» **TASK BRIEF**: Emit the data below verbatim, stripping out any pictures.

» **MATERIAL PROVIDED**:
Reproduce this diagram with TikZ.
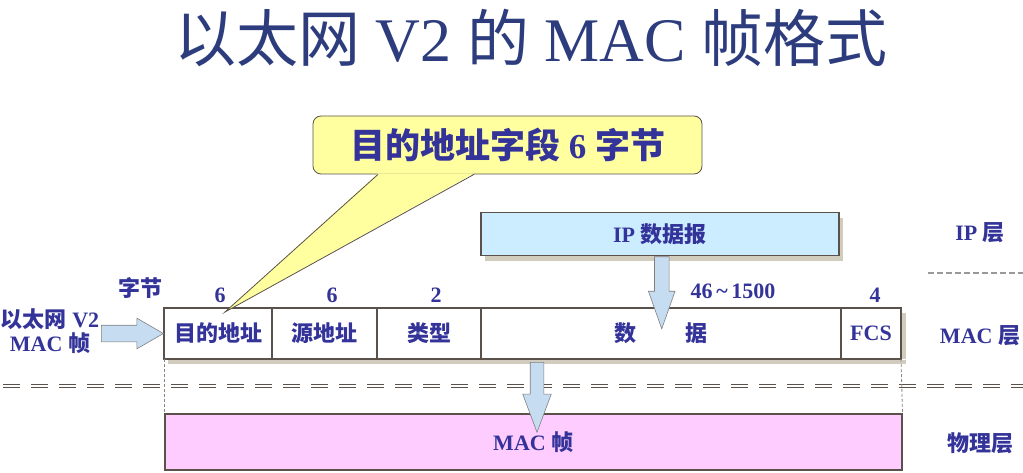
\documentclass[tikz,border=0pt]{standalone}
\usepackage{fontspec}
\setmainfont{Liberation Serif}
\newfontfamily\cjk{Noto Sans CJK SC}
\usetikzlibrary{positioning, calc, shapes.arrows, shadows}

\definecolor{txtblue}{RGB}{51,51,153}
\definecolor{titleblue}{RGB}{44,60,125}
\definecolor{edgegray}{RGB}{90,82,74}
\definecolor{shadowgray}{RGB}{210,204,190}
\definecolor{ipblue}{RGB}{204,236,255}
\definecolor{phypink}{RGB}{255,204,255}
\definecolor{noteyellow}{RGB}{255,255,160}
\definecolor{arrowblue}{RGB}{198,220,240}

\newcommand{\zh}[1]{{\cjk #1}}

\tikzset{
  lbl/.style={text=txtblue, font=\bfseries\fontsize{22}{24}\selectfont, inner sep=0pt},
  boxshadow/.style={drop shadow={shadow xshift=4pt, shadow yshift=-5pt, opacity=1, fill=shadowgray}},
  field/.style={lbl, draw=edgegray, line width=1.2pt, fill=white, minimum height=51pt, outer sep=0pt, anchor=north west},
  fatarrow/.style={single arrow, draw=gray, fill=arrowblue, line width=0.6pt, single arrow head indent=0pt},
  guide/.style={edgegray!70, line width=0.8pt, dash pattern=on 3pt off 2pt},
}

\begin{document}
\begin{tikzpicture}[x=1pt, y=-1pt]
\path[use as bounding box] (0,0) rectangle (1023,473);

% title
\node[text=titleblue, font=\fontsize{62}{70}\selectfont, anchor=base, inner sep=0pt] (title) at (531,62)
  {\zh{以太网} V2 \zh{的} MAC \zh{帧格式}};

% MAC frame
\node[field, minimum width=108pt] (f1) at (164,308) {\zh{目的地址}};
\node[field, minimum width=105pt, right=0pt of f1] (f2) {\zh{源地址}};
\node[field, minimum width=104pt, right=0pt of f2] (f3) {\zh{类型}};
\node[field, minimum width=360pt, right=0pt of f3] (f4) {\zh{数\hspace{50pt}据}};
\node[field, minimum width=60pt, right=0pt of f4] (f5) {FCS};
\fill[shadowgray] ($(f1.south west)+(4,0.6)$) rectangle ($(f5.south east)+(5,5)$);
\fill[shadowgray] ($(f5.north east)+(0.6,5)$) rectangle ($(f5.south east)+(5,0)$);

% byte counts
\node[lbl] (bytes) at (140,288) {\zh{字节}};
\node[lbl] (n1) at (220,295) {6};
\node[lbl] (n2) at (332,295) {6};
\node[lbl] (n3) at (436,295) {2};
\node[lbl] (n4) at (733,291) {46\,\textasciitilde\,1500};
\node[lbl] (n5) at (875,295) {4};

% IP datagram
\node[lbl, draw=edgegray, line width=1.5pt, fill=ipblue, minimum width=358pt, minimum height=43pt,
  anchor=north west, boxshadow] (ip) at (480,212) {IP \zh{数据报}};

% physical layer
\node[lbl, draw=edgegray, line width=1.5pt, fill=phypink, minimum width=737pt, minimum height=56pt,
  anchor=north west] (phy) at (164,413) {MAC \zh{帧}};

% layer names
\node[lbl] (lip) at (980,233) {IP \zh{层}};
\node[lbl] (lmac) at (980,336) {MAC \zh{层}};
\node[lbl] (lphy) at (980,443) {\zh{物理层}};

\draw[gray!80, line width=1pt, dash pattern=on 6pt off 3pt] (928,273) -- (1023,273);
\draw[edgegray, line width=1.1pt, double=white, double distance=1.3pt, dash pattern=on 17pt off 11pt]
  (3,386) -- (1023,386);

% guides
\draw[guide] (f1.south west) -- (phy.north west);
\draw[guide] (f5.south east) -- (phy.north east);

% incoming frame
\node[lbl, align=center] (src) at (50,331) {\zh{以太网} V2\\MAC \zh{帧}};
\node[fatarrow, minimum height=62pt, inner sep=8pt, single arrow head extend=7pt,
  single arrow tip angle=60, anchor=tip] (inarr) at (f1.west) {};

% arrows down
\node[fatarrow, rotate=-90, minimum height=72pt, inner sep=7pt, single arrow head extend=6pt,
  single arrow tip angle=39, anchor=tail] (iparr) at ($(ip.south)+(2,0)$) {};
\node[fatarrow, rotate=-90, minimum height=70pt, inner sep=6.5pt, single arrow head extend=7.5pt,
  single arrow tip angle=41, anchor=tail] (macarr) at ($(f4.south west)+(56,3)$) {};

% callout
\node[text=txtblue, font=\bfseries\fontsize{35}{38}\selectfont, draw=edgegray, fill=noteyellow,
  rounded corners=8pt, line width=0.8pt, minimum width=389pt, minimum height=58pt] (note) at (507.5,145)
  {\zh{目的地址字段} 6 \zh{字节}};
\coordinate (tip) at (225,312);
\fill[noteyellow] ($(note.south)+(-129.5,-1)$) -- (tip) -- ($(note.south)+(-33.5,-1)$) -- cycle;
\draw[edgegray, line width=0.8pt] ($(note.south)+(-129.5,0)$) -- (tip) -- ($(note.south)+(-33.5,0)$);
\end{tikzpicture}
\end{document}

» **SOLUTION TO THE EXERCISE**:
Reproduce this diagram with TikZ.
\documentclass[tikz,border=0pt]{standalone}
\usepackage{fontspec}
\setmainfont{Liberation Serif}
\newfontfamily\cjk{Noto Sans CJK SC}
\usetikzlibrary{positioning, calc, shapes.arrows, shadows}

\definecolor{txtblue}{RGB}{51,51,153}
\definecolor{titleblue}{RGB}{44,60,125}
\definecolor{edgegray}{RGB}{90,82,74}
\definecolor{shadowgray}{RGB}{210,204,190}
\definecolor{ipblue}{RGB}{204,236,255}
\definecolor{phypink}{RGB}{255,204,255}
\definecolor{noteyellow}{RGB}{255,255,160}
\definecolor{arrowblue}{RGB}{198,220,240}

\newcommand{\zh}[1]{{\cjk #1}}

\tikzset{
  lbl/.style={text=txtblue, font=\bfseries\fontsize{22}{24}\selectfont, inner sep=0pt},
  boxshadow/.style={drop shadow={shadow xshift=4pt, shadow yshift=-5pt, opacity=1, fill=shadowgray}},
  field/.style={lbl, draw=edgegray, line width=1.2pt, fill=white, minimum height=51pt, outer sep=0pt, anchor=north west},
  fatarrow/.style={single arrow, draw=gray, fill=arrowblue, line width=0.6pt, single arrow head indent=0pt},
  guide/.style={edgegray!70, line width=0.8pt, dash pattern=on 3pt off 2pt},
}

\begin{document}
\begin{tikzpicture}[x=1pt, y=-1pt]
\path[use as bounding box] (0,0) rectangle (1023,473);

% title
\node[text=titleblue, font=\fontsize{62}{70}\selectfont, anchor=base, inner sep=0pt] (title) at (531,62)
  {\zh{以太网} V2 \zh{的} MAC \zh{帧格式}};

% MAC frame
\node[field, minimum width=108pt] (f1) at (164,308) {\zh{目的地址}};
\node[field, minimum width=105pt, right=0pt of f1] (f2) {\zh{源地址}};
\node[field, minimum width=104pt, right=0pt of f2] (f3) {\zh{类型}};
\node[field, minimum width=360pt, right=0pt of f3] (f4) {\zh{数\hspace{50pt}据}};
\node[field, minimum width=60pt, right=0pt of f4] (f5) {FCS};
\fill[shadowgray] ($(f1.south west)+(4,0.6)$) rectangle ($(f5.south east)+(5,5)$);
\fill[shadowgray] ($(f5.north east)+(0.6,5)$) rectangle ($(f5.south east)+(5,0)$);

% byte counts
\node[lbl] (bytes) at (140,288) {\zh{字节}};
\node[lbl] (n1) at (220,295) {6};
\node[lbl] (n2) at (332,295) {6};
\node[lbl] (n3) at (436,295) {2};
\node[lbl] (n4) at (733,291) {46\,\textasciitilde\,1500};
\node[lbl] (n5) at (875,295) {4};

% IP datagram
\node[lbl, draw=edgegray, line width=1.5pt, fill=ipblue, minimum width=358pt, minimum height=43pt,
  anchor=north west, boxshadow] (ip) at (480,212) {IP \zh{数据报}};

% physical layer
\node[lbl, draw=edgegray, line width=1.5pt, fill=phypink, minimum width=737pt, minimum height=56pt,
  anchor=north west] (phy) at (164,413) {MAC \zh{帧}};

% layer names
\node[lbl] (lip) at (980,233) {IP \zh{层}};
\node[lbl] (lmac) at (980,336) {MAC \zh{层}};
\node[lbl] (lphy) at (980,443) {\zh{物理层}};

\draw[gray!80, line width=1pt, dash pattern=on 6pt off 3pt] (928,273) -- (1023,273);
\draw[edgegray, line width=1.1pt, double=white, double distance=1.3pt, dash pattern=on 17pt off 11pt]
  (3,386) -- (1023,386);

% guides
\draw[guide] (f1.south west) -- (phy.north west);
\draw[guide] (f5.south east) -- (phy.north east);

% incoming frame
\node[lbl, align=center] (src) at (50,331) {\zh{以太网} V2\\MAC \zh{帧}};
\node[fatarrow, minimum height=62pt, inner sep=8pt, single arrow head extend=7pt,
  single arrow tip angle=60, anchor=tip] (inarr) at (f1.west) {};

% arrows down
\node[fatarrow, rotate=-90, minimum height=72pt, inner sep=7pt, single arrow head extend=6pt,
  single arrow tip angle=39, anchor=tail] (iparr) at ($(ip.south)+(2,0)$) {};
\node[fatarrow, rotate=-90, minimum height=70pt, inner sep=6.5pt, single arrow head extend=7.5pt,
  single arrow tip angle=41, anchor=tail] (macarr) at ($(f4.south west)+(56,3)$) {};

% callout
\node[text=txtblue, font=\bfseries\fontsize{35}{38}\selectfont, draw=edgegray, fill=noteyellow,
  rounded corners=8pt, line width=0.8pt, minimum width=389pt, minimum height=58pt] (note) at (507.5,145)
  {\zh{目的地址字段} 6 \zh{字节}};
\coordinate (tip) at (225,312);
\fill[noteyellow] ($(note.south)+(-129.5,-1)$) -- (tip) -- ($(note.south)+(-33.5,-1)$) -- cycle;
\draw[edgegray, line width=0.8pt] ($(note.south)+(-129.5,0)$) -- (tip) -- ($(note.south)+(-33.5,0)$);
\end{tikzpicture}
\end{document}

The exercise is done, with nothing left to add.